Quote by CuriousAnnie
So please give a writer a hand and let me know what kind of themes, story, lengths, or kinks you would prefer to read about ..., honestly, I empathize with the question, but for me I have concluded I write my best stuff when I don't think too hard about the audience and focus on what I like doing as a writer. When I came to Lush a 'short' story I had published elsewhere had to be broken down to two 7000 word chapters for Curvy to approve it.
I learnt to write 'short' by reading a lot of Wannabewordsmith's flash and then writing my own flash. Yet when I turned one of my flash stories into a competition entry of 5000 words: Bull Shite, Bull Dykes, Bull Fights: That’s Your Everyday D/s Love Story both got RRs but the longer story is a (less viewed) way way better story in my view.
And to add a personal note, welcome back, there are two of your stories that are inspirational for me. So no matter how many reads these two have, they done something important for at least one writer to deserve a mention here. Eternally Yours is, simply put, (and yet has only 26 likes,) my favourite vampire story on Lush. Few stories linger in my mind as thematically definitive and this one does.
Even more so for Golden Surprise (34 likes for you) which I read and reread before starting a watersports story in the pre-child days when I thought I would go for the Omnium. I wrote Miss, my Miss which is probably my second best story and certainly my highest rated by number of views and likes.
My point I think, my friend, is to write for yourself for when you do that in a community of writers you will find your excellence. Which has to be better than the will-o'-the-wisp imagining of what others might like.
First, let me say thank you for such a kind and understanding comment. You and others here have answered the question far better than I hoped.
when I asked the question, I’d hoped to get just the responses you and the others offered, but I also leaned answers to questions I needed but hadn’t articulated in my mind.
And; of course, writing what I want is truly the right answer. My problem was, I had forgotten what that was. In a way, I was focusing on the wrong question in that it was never about this desire or that. It wasn’t about first person or third or writing from a male or female perspective.
After reading your specific response, it occurred to me what it was I did want to write about.
And it’s what I did in the past before I lost me way.
You mention Eternally Yours. That was the spark. I loved writing that story. The idea of a powerful vampire being saved by the most basic of human emotions, love, was a theme that connects with everyone. And then, at the end realizing that he could not hold on to that love forever, that despite his power and immortality, he was brought down by that same emotion…

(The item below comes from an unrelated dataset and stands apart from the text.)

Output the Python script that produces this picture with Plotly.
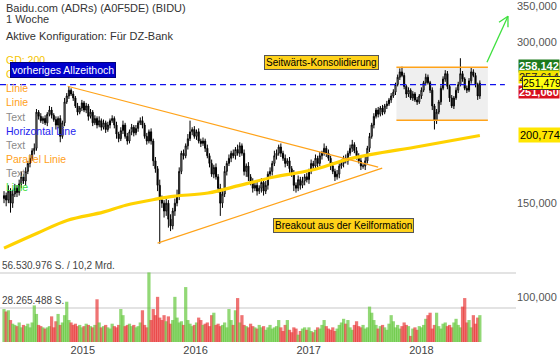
import numpy as np
import pandas as pd
import plotly.graph_objects as go

# ---------------- data (weekly candles, BIDU) ----------------
start_date = "2014-04-21"
first_open = 153.0
closes = [
    155, 152, 158, 150, 156, 160, 157, 163, 168, 165,
    172, 178, 182, 188, 190, 222, 218, 214, 216, 212,
    220, 224, 219, 215, 210, 216, 200, 212, 232, 238,
    244, 240, 236, 228, 222, 226, 231, 224, 228, 218,
    222, 212, 216, 210, 214, 208, 212, 206, 210, 214,
    216, 210, 202, 198, 205, 210, 200, 196, 204, 208,
    203, 207, 212, 214, 210, 200, 196, 204, 196, 180,
    174, 162, 152, 150, 145, 150, 140, 136, 145, 150,
    155, 172, 186, 184, 192, 198, 204, 206, 200, 204,
    196, 194, 196, 190, 184, 178, 170, 175, 168, 160,
    150, 156, 172, 178, 182, 186, 184, 189, 186, 192,
    186, 172, 176, 168, 164, 160, 162, 158, 160, 164,
    158, 162, 170, 172, 178, 184, 186, 191, 186, 182,
    178, 180, 174, 170, 162, 160, 166, 162, 165, 168,
    166, 172, 178, 176, 182, 178, 184, 186, 190, 186,
    182, 176, 172, 168, 170, 176, 178, 182, 180, 186,
    190, 193, 188, 184, 180, 176, 176, 180, 190, 200,
    210, 218, 224, 220, 226, 222, 228, 230, 234, 238,
    242, 250, 258, 264, 260, 248, 240, 244, 236, 240,
    234, 232, 238, 244, 252, 258, 252, 244, 228, 214,
    222, 232, 246, 256, 262, 248, 236, 228, 236, 244,
    250, 262, 256, 246, 244, 254, 264, 260, 250, 238, 251.479,
]
upper_wick = [
    3, 2, 4, 2, 3, 3, 2, 3, 4, 2, 3, 2, 3, 2, 4, 3, 2, 3, 2, 3,
    2, 4, 3, 2, 3, 2, 3, 2, 4, 3, 4, 2, 3, 2, 3, 2, 3, 2, 3, 2,
    3, 2, 3, 2, 4, 2, 3, 2, 3, 2, 3, 2, 3, 2, 3, 4, 2, 3, 2, 3,
    2, 3, 2, 3, 4, 2, 3, 2, 3, 2, 3, 2, 4, 3, 2, 3, 2, 3, 2, 3,
    4, 3, 2, 3, 2, 4, 10, 2, 3, 2, 3, 2, 3, 2, 3, 2, 3, 2, 3, 2,
    3, 2, 4, 2, 3, 2, 3, 2, 4, 3, 2, 3, 2, 3, 2, 3, 2, 3, 2, 3,
    2, 3, 2, 3, 2, 4, 3, 2, 3, 2, 3, 2, 3, 2, 3, 2, 3, 2, 3, 2,
    3, 2, 3, 2, 3, 2, 3, 2, 4, 2, 3, 2, 3, 2, 3, 2, 3, 2, 3, 2,
    3, 4, 2, 3, 2, 3, 2, 3, 2, 3, 2, 3, 2, 3, 2, 3, 2, 3, 2, 3,
    3, 2, 3, 4, 6, 3, 2, 3, 2, 3, 2, 3, 2, 3, 2, 4, 3, 2, 3, 2,
    3, 2, 3, 3, 4, 3, 2, 3, 2, 3, 3, 18, 3, 2, 3, 3, 5, 3, 3, 2, 3,
]
lower_wick = [
    3, 4, 2, 6, 3, 2, 3, 2, 3, 2, 3, 2, 3, 2, 3, 2, 3, 2, 3, 2,
    3, 2, 3, 2, 4, 3, 5, 2, 3, 2, 3, 2, 3, 2, 3, 2, 3, 2, 3, 4,
    2, 3, 2, 3, 2, 3, 2, 3, 2, 3, 2, 3, 4, 3, 2, 3, 2, 3, 2, 3,
    3, 2, 3, 2, 3, 2, 3, 2, 3, 4, 3, 4, 26, 3, 4, 3, 5, 3, 2, 3,
    2, 3, 2, 3, 2, 3, 2, 3, 2, 3, 2, 3, 2, 3, 2, 3, 2, 3, 2, 3,
    8, 3, 2, 3, 2, 3, 2, 3, 2, 3, 2, 3, 4, 3, 2, 3, 2, 3, 2, 3,
    3, 2, 3, 2, 3, 2, 3, 2, 3, 2, 3, 2, 3, 2, 4, 3, 2, 3, 2, 3,
    2, 3, 2, 3, 2, 3, 2, 3, 2, 3, 2, 3, 2, 3, 2, 3, 2, 3, 2, 3,
    2, 3, 2, 3, 2, 3, 2, 3, 2, 3, 2, 3, 2, 3, 2, 3, 2, 3, 2, 3,
    2, 3, 2, 3, 2, 3, 4, 3, 2, 3, 2, 3, 2, 3, 2, 3, 2, 3, 4, 8,
    3, 2, 3, 2, 3, 3, 4, 2, 3, 2, 3, 2, 3, 2, 3, 2, 3, 2, 3, 4, 3,
]
volume_mio = [
    27, 25, 26, 18, 15, 14, 13, 16, 12, 14,
    13, 15, 12, 16, 30, 23, 14, 13, 12, 11,
    12, 13, 21, 12, 17, 23, 14, 16, 22, 33,
    18, 16, 14, 15, 13, 14, 12, 13, 15, 14,
    13, 12, 14, 35, 16, 12, 13, 14, 12, 11,
    15, 13, 12, 14, 27, 22, 13, 14, 15, 13,
    14, 12, 13, 16, 26, 14, 12, 57, 18, 27,
    22, 37, 20, 18, 22, 17, 21, 15, 18, 37,
    20, 16, 17, 14, 45, 18, 15, 13, 14, 16,
    20, 18, 14, 15, 16, 13, 22, 24, 14, 15,
    13, 14, 16, 12, 27, 18, 14, 26, 36, 16,
    22, 14, 13, 12, 15, 13, 12, 11, 14, 12,
    13, 10, 12, 14, 11, 12, 13, 18, 12, 9,
    14, 18, 10, 8, 12, 11, 6, 9, 11, 12,
    10, 12, 9, 8, 10, 12, 11, 14, 18, 13,
    11, 10, 12, 9, 11, 14, 16, 19, 15, 18,
    12, 10, 14, 17, 13, 12, 14, 11, 12, 29,
    24, 18, 14, 11, 13, 14, 12, 10, 15, 22,
    17, 12, 14, 11, 13, 16, 14, 13, 5, 11,
    12, 10, 13, 12, 14, 19, 22, 24, 11, 14,
    24, 13, 11, 15, 16, 13, 14, 12, 16, 19,
    14, 12, 29, 36, 16, 18, 12, 22, 15, 20, 22,
]

# GD 200 (moving average)
ma_dates = ["2014-04-21", "2014-08-08", "2014-11-13", "2015-03-08", "2015-05-20",
            "2015-08-25", "2015-10-26", "2016-02-10", "2016-05-26", "2016-09-11",
            "2017-01-08", "2017-05-23", "2017-12-28", "2018-07-09"]
ma_values = [123.6, 131.9, 139.4, 144.3, 148.7, 152.6, 154.6, 156.7, 162.1, 167.9,
             172.8, 182.1, 191.7, 200.774]

# drawing objects (data coordinates)
wedge_upper_dates = ["2014-11-13", "2017-08-14"]
wedge_upper_vals = [248.2, 175.2]
wedge_lower_dates = ["2015-08-31", "2017-08-27"]
wedge_lower_vals = [126.3, 174.4]
ath_level = 250.0
ath_dates = ["2014-04-08", "2018-09-28"]
box_dates = ["2017-10-12", "2018-08-04"]
box_vals = [214.3, 269.4]
arrow_dates = ["2018-08-01", "2018-10-08"]
arrow_vals = [275.3, 335.6]
arrow_wing_dates = ["2018-09-09", "2018-10-08"]
arrow_wing_vals = [327.0, 320.0]

last_close = 251.479
ma_last = 200.774
vol_max_label = 56530976
vol_half_label = 28265488

year_ticks = ["2015-01-01", "2016-01-01", "2017-01-01", "2018-01-01"]
year_labels = ["2015", "2016", "2017", "2018"]
price_ticks = [100, 150, 300, 350]
price_tick_labels = ["100,000", "150,000", "300,000", "350,000"]

# ---------------- derived ----------------
dates = pd.date_range(start_date, periods=len(closes), freq="7D")
opens = [first_open] + closes[:-1]
highs = [max(o, c) + u for o, c, u in zip(opens, closes, upper_wick)]
lows = [min(o, c) - l for o, c, l in zip(opens, closes, lower_wick)]
vols = [v * 1e6 for v in volume_mio]
vol_colors = ["rgba(100,200,60,0.7)" if c >= o else "rgba(232,55,55,0.7)"
              for o, c in zip(opens, closes)]

FONT = "Liberation Sans, Arial, sans-serif"
PW, PH = 516, 342
price_lo, price_hi = 82.5, 359.8
LLO, LHI = np.log10(price_lo), np.log10(price_hi)


def pxx(x):
    return x / PW


def pyy(y):
    return 1 - y / PH


def price_paper(v):
    return (np.log10(v) - LLO) / (LHI - LLO)


fig = go.Figure()

# volume
fig.add_trace(go.Bar(x=dates, y=vols, marker=dict(color=vol_colors, line=dict(width=0)),
                     width=7 * 86400000 * 1.5, yaxis="y2", showlegend=False))

# candles
fig.add_trace(go.Candlestick(
    x=dates, open=opens, high=highs, low=lows, close=closes,
    increasing=dict(line=dict(color="black", width=1), fillcolor="white"),
    decreasing=dict(line=dict(color="black", width=1), fillcolor="black"),
    whiskerwidth=0, showlegend=False))

# box borders
for v in box_vals:
    fig.add_trace(go.Scatter(x=box_dates, y=[v, v], mode="lines",
                             line=dict(color="#ffa31a", width=1.5), showlegend=False))

# GD 200
fig.add_trace(go.Scatter(x=ma_dates, y=ma_values, mode="lines",
                         line=dict(color="#ffd200", width=3.2, shape="spline"),
                         showlegend=False))

# wedge
fig.add_trace(go.Scatter(x=wedge_upper_dates, y=wedge_upper_vals, mode="lines",
                         line=dict(color="#ffa31a", width=1.2), showlegend=False))
fig.add_trace(go.Scatter(x=wedge_lower_dates, y=wedge_lower_vals, mode="lines",
                         line=dict(color="#ffa31a", width=1.2), showlegend=False))

# previous all-time high
fig.add_trace(go.Scatter(x=ath_dates, y=[ath_level, ath_level], mode="lines",
                         line=dict(color="#1010ee", width=1.3, dash="6px,4px"),
                         showlegend=False))

# green arrow
fig.add_trace(go.Scatter(
    x=[arrow_dates[0], arrow_dates[1], None, arrow_wing_dates[0], arrow_dates[1], arrow_wing_dates[1]],
    y=[arrow_vals[0], arrow_vals[1], None, arrow_wing_vals[0], arrow_vals[1], arrow_wing_vals[1]],
    mode="lines", line=dict(color="#3ee03e", width=1.3), showlegend=False))

shapes = [dict(type="rect", xref="x", yref="paper", x0=box_dates[0], x1=box_dates[1],
               y0=price_paper(box_vals[0]), y1=price_paper(box_vals[1]),
               fillcolor="#efefef", line=dict(width=0), layer="below")]

ann = []
for txt, y in [("Baidu.com (ADRs) (A0F5DE) (BIDU)", 8), ("1 Woche", 19),
               ("Aktive Konfiguration: Für DZ-Bank", 36)]:
    ann.append(dict(text=txt, x=pxx(4), y=pyy(y), xref="paper", yref="paper",
                    xanchor="left", yanchor="middle", showarrow=False,
                    font=dict(family=FONT, size=11, color="#333")))

legend_items = [("GD: 200", "#f5c400", 60), ("GD: 200", "#f5c400", 74),
                ("Linie", "#ffa020", 88), ("Linie", "#ffa020", 102),
                ("Text", "#8a8a8a", 117), ("Horizontal Line", "#2424ee", 131),
                ("Text", "#8a8a8a", 145), ("Parallel Linie", "#ffa020", 159),
                ("Text", "#8a8a8a", 173), ("Linie", "#33dd33", 187)]
for txt, col, y in legend_items:
    ann.append(dict(text=txt, x=pxx(4), y=pyy(y), xref="paper", yref="paper",
                    xanchor="left", yanchor="middle", showarrow=False,
                    font=dict(family=FONT, size=10.5, color=col)))

ann.append(dict(text="vorheriges Allzeithoch", x=pxx(63), y=pyy(70), xref="paper", yref="paper",
                xanchor="center", yanchor="middle",
                showarrow=False, bgcolor="#0000cc", bordercolor="#000080", borderwidth=1,
                borderpad=1, font=dict(family=FONT, size=10.5, color="white")))
ann.append(dict(text="Seitwärts-Konsolidierung", x=pxx(321), y=pyy(62), xref="paper", yref="paper",
                xanchor="center", yanchor="middle",
                showarrow=False, bgcolor="#ffd21a", bordercolor="#555", borderwidth=1,
                borderpad=1, font=dict(family=FONT, size=10, color="black")))
ann.append(dict(text="Breakout aus der Keilformation", x=pxx(343), y=pyy(225), xref="paper",
                yref="paper", xanchor="center", yanchor="middle", showarrow=False,
                bgcolor="#ffd21a", bordercolor="#555",
                borderwidth=1, borderpad=1, font=dict(family=FONT, size=10, color="black")))

ann.append(dict(text="<b>258,142</b>", x=1, xshift=2, y=pyy(65.5), xref="paper", yref="paper",
                xanchor="left", yanchor="middle", showarrow=False, bgcolor="#1d7a1d",
                borderpad=0, font=dict(family=FONT, size=11, color="white")))
ann.append(dict(text="257,614", x=1, xshift=2, y=pyy(77), xref="paper", yref="paper",
                xanchor="left", yanchor="middle", showarrow=False, bgcolor="#f5e400",
                borderpad=0, font=dict(family=FONT, size=11, color="#222")))
ann.append(dict(text="<b>251,060</b>", x=1, xshift=2, y=pyy(92), xref="paper", yref="paper",
                xanchor="left", yanchor="middle", showarrow=False, bgcolor="#d8101e",
                borderpad=0, font=dict(family=FONT, size=11, color="white")))
ann.append(dict(text="251,479", x=1, xshift=6, y=np.log10(last_close), xref="paper", yref="y",
                xanchor="left", yanchor="middle", showarrow=False, bgcolor="#ffff10",
                bordercolor="#333", borderwidth=1, borderpad=0,
                font=dict(family=FONT, size=10.5, color="black")))
ann.append(dict(text="200,774", x=1, xshift=2, y=np.log10(ma_last), xref="paper", yref="y",
                xanchor="left", yanchor="middle", showarrow=False, bgcolor="#ffe600",
                borderpad=1, font=dict(family=FONT, size=11, color="black")))

ann.append(dict(text="56.530.976 S. / 10,2 Mrd.", x=0, y=vol_max_label, xref="paper",
                yref="y2", xanchor="left", yanchor="bottom", showarrow=False,
                font=dict(family=FONT, size=10, color="#444")))
ann.append(dict(text="28.265.488 S.", x=0, y=vol_half_label, xref="paper",
                yref="y2", xanchor="left", yanchor="bottom", showarrow=False,
                font=dict(family=FONT, size=10, color="#444")))

vol_top = vol_max_label * PH / 69.0

fig.update_layout(
    width=560, height=362,
    margin=dict(l=0, r=44, t=0, b=20),
    paper_bgcolor="white", plot_bgcolor="white",
    showlegend=False,
    font=dict(family=FONT),
    annotations=ann,
    shapes=shapes,
    xaxis=dict(range=["2014-04-08", "2018-11-03"], rangeslider=dict(visible=False),
               tickvals=year_ticks, ticktext=year_labels, showgrid=False, zeroline=False,
               showline=False, ticks="", tickfont=dict(size=11, color="#444")),
    yaxis=dict(type="log", range=[LLO, LHI], side="right",
               tickvals=price_ticks, ticktext=price_tick_labels, showgrid=False,
               zeroline=False, showline=False, ticks="",
               tickfont=dict(size=11, color="#555")),
    yaxis2=dict(overlaying="y", range=[0, vol_top], side="left",
                tickvals=[vol_half_label, vol_max_label], showticklabels=False,
                showgrid=True, gridcolor="#e3e3e3", gridwidth=2, zeroline=False),
    barmode="overlay",
)

fig.write_html("out.html")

Thinking about that gave me the answer.
I want to write about feelings and emotion. Love and hate, fear and anticipation, longing of what was lost or frustration over that which one never had. If there was element that existed in all my stories, it was that.
I want to write about feelings in all their messy glory. And those are the stories that connect with me. Stories about submissive and domination are exactly the kind of story that allows the exploration of many facets of that. I love them and the genre, not because of the kink, but because those relationships are so fundamentally, powerfully emotional. They give an opportunity to explore so many facets of the human condition that a simple vanilla story struggles with.
Golden Surprise was about her love for her master, and the satisfaction her submission to him gave her, and therefore to herself.
But even outside that theme, I’ve always explored my own heart. Doubts. Introspection. Anticipation. Longing and regret.
You reminded me of what I was really wanting to write. So, I will write about feelings. And I will write real stores with twists and turns of plot, because that is what I want. I realize now that is why I wish to write longer works. Because these themes are unsuited for a McNugget of thought. But I may break them into chapters and let the results be what they are. As much as I love reading the comments and thoughts of those who read me, it’s the creation in and of itself that I crave.
I realized It was never about the kink. It was about the character, and at times how I myself felt about intimacy and the joy or risks that go along with that.
So, thank you and everyone who answered. Because you solved the real quandary’s and answered a question I hadn’t properly asked.